Reputation: 1
Please give me a simple example. I am in worry! I have tried the errorest function and do it as the example as it give for 10-fold cv of LDA. But when I used my own data, it just said the predict is not numeric. I don't know why! Thank you! The R code is like this. I want to do the binary LDA so I generate the data:
library(MASS)
n=500
#generate x1 and x2.
Sigma=matrix(c(2,0,0,1),nrow=2,ncol=2)
#Logistic model with parameter{1,4,-2}
beta.star=c(1,4,-2)
Xtilde=mvrnorm(n=n,mu=c(0.5,2),Sigma=Sigma)
X=cbind(1,Xtilde)
z=X%*%beta.star
#pass througn an inv-logit function
pr=exp(z)/(1+exp(z))
#Simulate binary response
# The "probability of respoonse is a vector"
y=rbinom(n,1,pr)
Then I use the LDA to get the model:
library(MASS)
df.cv=data.frame(V1=Xtilde[,1],V2=Xtilde[,2])
exper1<-lda(y~V1+V2,data=df.d)
plda<-predict(exper1,newdata=df.cv)
Finally I want to use the CV with th original data and see the error. I do this which is wrong:
mypredict.lda <- function(object, newdata)
predict(object, newdata = newdata)$class
errorest(y ~ ., data=data.frame(da), model=lda,estimator ="cv", predict= as.numeric(mypredict.lda))

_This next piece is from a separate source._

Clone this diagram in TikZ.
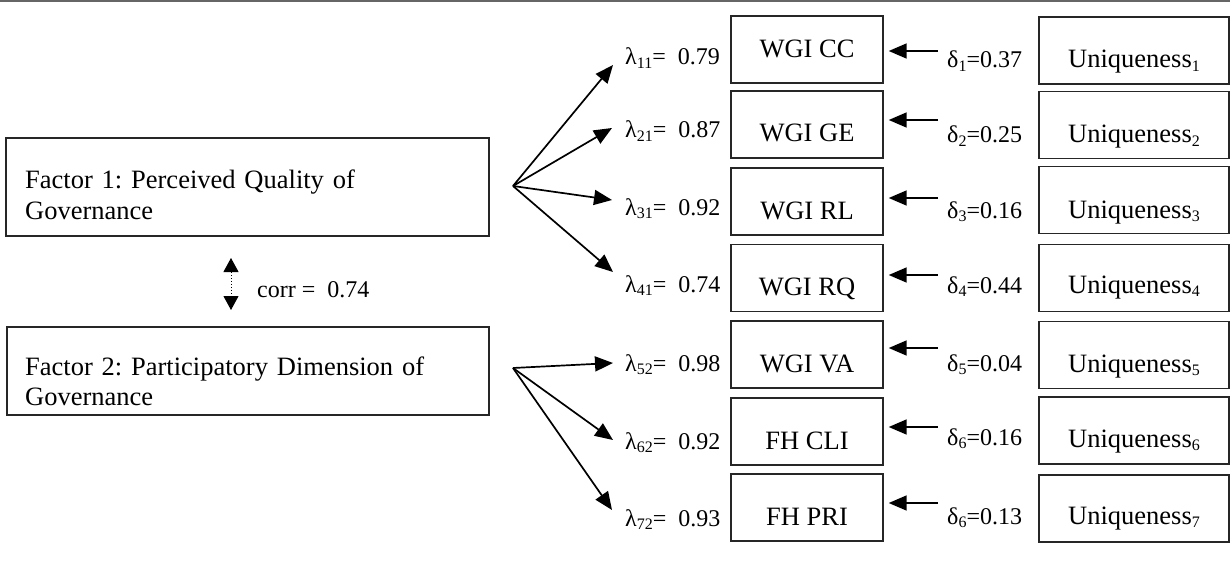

What should I do to get the error with CV?
Upvotes: 0
Views: 3495
Reputation: 1189
So we start with all your previous code setting up fake data
library(MASS)
n=500
#generate x1 and x2.
Sigma=matrix(c(2,0,0,1),nrow=2,ncol=2)
#Logistic model with parameter{1,4,-2}
beta.star=c(1,4,-2)
Xtilde=mvrnorm(n=n,mu=c(0.5,2),Sigma=Sigma)
X=cbind(1,Xtilde)
z=X%*%beta.star
#pass througn an inv-logit function
pr=exp(z)/(1+exp(z))
#Simulate binary response
y=rbinom(n,1,pr)
#Now we do the LDA
df.cv=data.frame(V1=Xtilde[,1],V2=Xtilde[,2])
Below, we divide the data into two parts; a training set and a test set. If you want to do a 10 fold cross validation, you would use 0.9 instead of 0.8 (0.8 corresponds to 80% train, 20% test, which is five-fold cross validation)
library(ROCR)
inds=sample(1:nrow(df.cv),0.8*nrow(df.cv))
df.train=df.cv[inds,]
df.test=df.cv[-inds,]
train.model = lda(y[inds] ~ V1+V2, data=df.train)

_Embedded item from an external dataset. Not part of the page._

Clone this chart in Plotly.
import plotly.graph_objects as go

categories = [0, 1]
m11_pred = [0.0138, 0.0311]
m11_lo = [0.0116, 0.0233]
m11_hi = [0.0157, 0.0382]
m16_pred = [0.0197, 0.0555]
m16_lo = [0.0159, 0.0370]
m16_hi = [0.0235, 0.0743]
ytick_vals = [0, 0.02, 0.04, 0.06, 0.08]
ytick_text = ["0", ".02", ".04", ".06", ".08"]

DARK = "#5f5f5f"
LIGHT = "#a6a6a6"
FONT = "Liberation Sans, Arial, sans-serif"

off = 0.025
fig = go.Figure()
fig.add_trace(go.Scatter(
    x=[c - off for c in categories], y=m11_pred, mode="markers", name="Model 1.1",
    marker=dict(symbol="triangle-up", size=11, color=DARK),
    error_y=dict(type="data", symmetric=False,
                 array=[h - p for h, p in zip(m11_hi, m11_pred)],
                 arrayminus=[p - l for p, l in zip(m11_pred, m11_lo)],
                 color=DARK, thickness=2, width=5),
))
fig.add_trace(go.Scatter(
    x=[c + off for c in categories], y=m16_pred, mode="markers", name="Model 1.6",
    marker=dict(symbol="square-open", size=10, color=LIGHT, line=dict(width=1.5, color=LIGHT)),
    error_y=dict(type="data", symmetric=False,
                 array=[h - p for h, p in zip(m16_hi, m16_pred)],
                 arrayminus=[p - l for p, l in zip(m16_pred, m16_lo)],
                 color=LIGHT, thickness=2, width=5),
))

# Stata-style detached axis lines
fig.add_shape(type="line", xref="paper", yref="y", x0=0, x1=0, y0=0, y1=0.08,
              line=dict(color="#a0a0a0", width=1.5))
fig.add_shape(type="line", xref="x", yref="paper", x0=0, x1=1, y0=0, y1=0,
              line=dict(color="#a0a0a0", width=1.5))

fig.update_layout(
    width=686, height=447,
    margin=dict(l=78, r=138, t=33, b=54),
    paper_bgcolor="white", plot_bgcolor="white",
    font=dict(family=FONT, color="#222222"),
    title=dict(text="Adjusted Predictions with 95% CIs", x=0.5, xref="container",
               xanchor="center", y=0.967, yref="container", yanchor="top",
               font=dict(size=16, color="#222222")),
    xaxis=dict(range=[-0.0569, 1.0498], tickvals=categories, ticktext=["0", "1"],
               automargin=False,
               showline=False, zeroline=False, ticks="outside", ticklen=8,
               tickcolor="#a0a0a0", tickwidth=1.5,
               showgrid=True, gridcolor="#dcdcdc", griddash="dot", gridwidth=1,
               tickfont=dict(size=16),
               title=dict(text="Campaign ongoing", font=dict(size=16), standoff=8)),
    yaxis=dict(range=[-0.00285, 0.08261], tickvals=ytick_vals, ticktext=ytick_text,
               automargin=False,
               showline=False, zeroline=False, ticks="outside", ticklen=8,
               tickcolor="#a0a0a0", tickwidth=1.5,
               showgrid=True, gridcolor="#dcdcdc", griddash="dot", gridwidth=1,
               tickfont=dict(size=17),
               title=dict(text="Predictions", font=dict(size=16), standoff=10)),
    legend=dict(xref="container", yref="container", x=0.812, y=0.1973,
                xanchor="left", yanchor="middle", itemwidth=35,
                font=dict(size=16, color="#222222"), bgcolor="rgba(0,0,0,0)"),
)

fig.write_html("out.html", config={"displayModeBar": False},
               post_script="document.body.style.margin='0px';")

From the trained model, we predict on the test set. Below, I determine the predicted values, and then assess the accuracy of the predictions. Here, I use a ROC curve, but you can use whatever metric you'd like, I guess. I didn't understand what you meant by error.

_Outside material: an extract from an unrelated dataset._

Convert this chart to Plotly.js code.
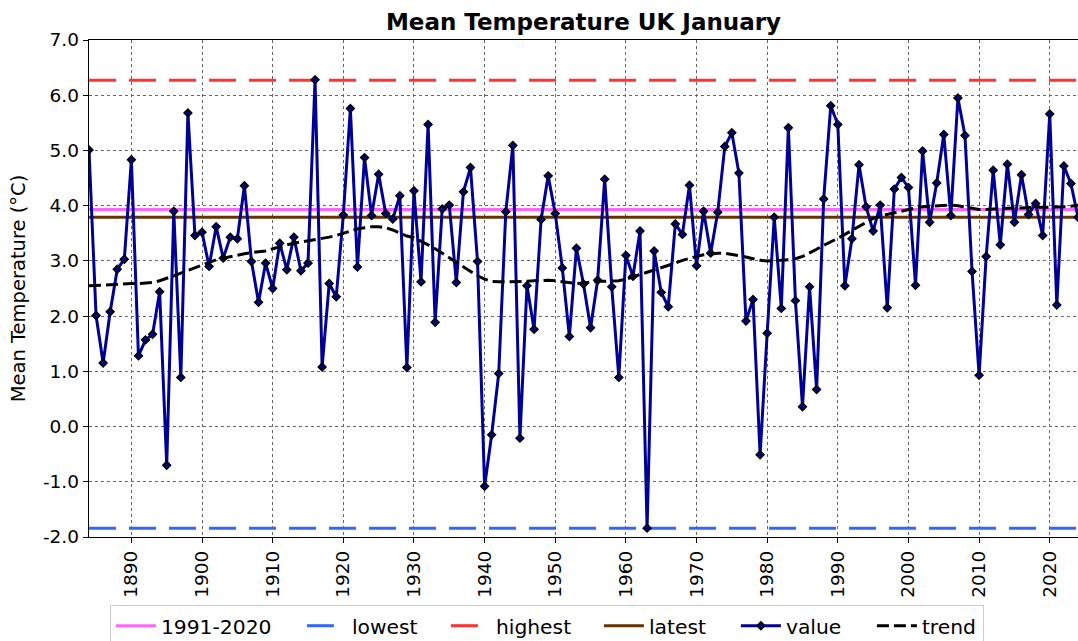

preds=as.numeric(predict(train.model, df.test)$class)
actual=y[-inds]
aucCurve=performance(prediction(preds,actual), "tpr", "fpr")
plot(aucCurve)
The area under this ROC curve is a measure of predictive accuracy. Values closer to 1 mean you have good predictive capability.
auc=performance(prediction(preds,actual), "auc")
[email protected]
Hopefully this helped, and isn't horribly incorrect. Other folks please chime in with corrections or clarifications.
Upvotes: 1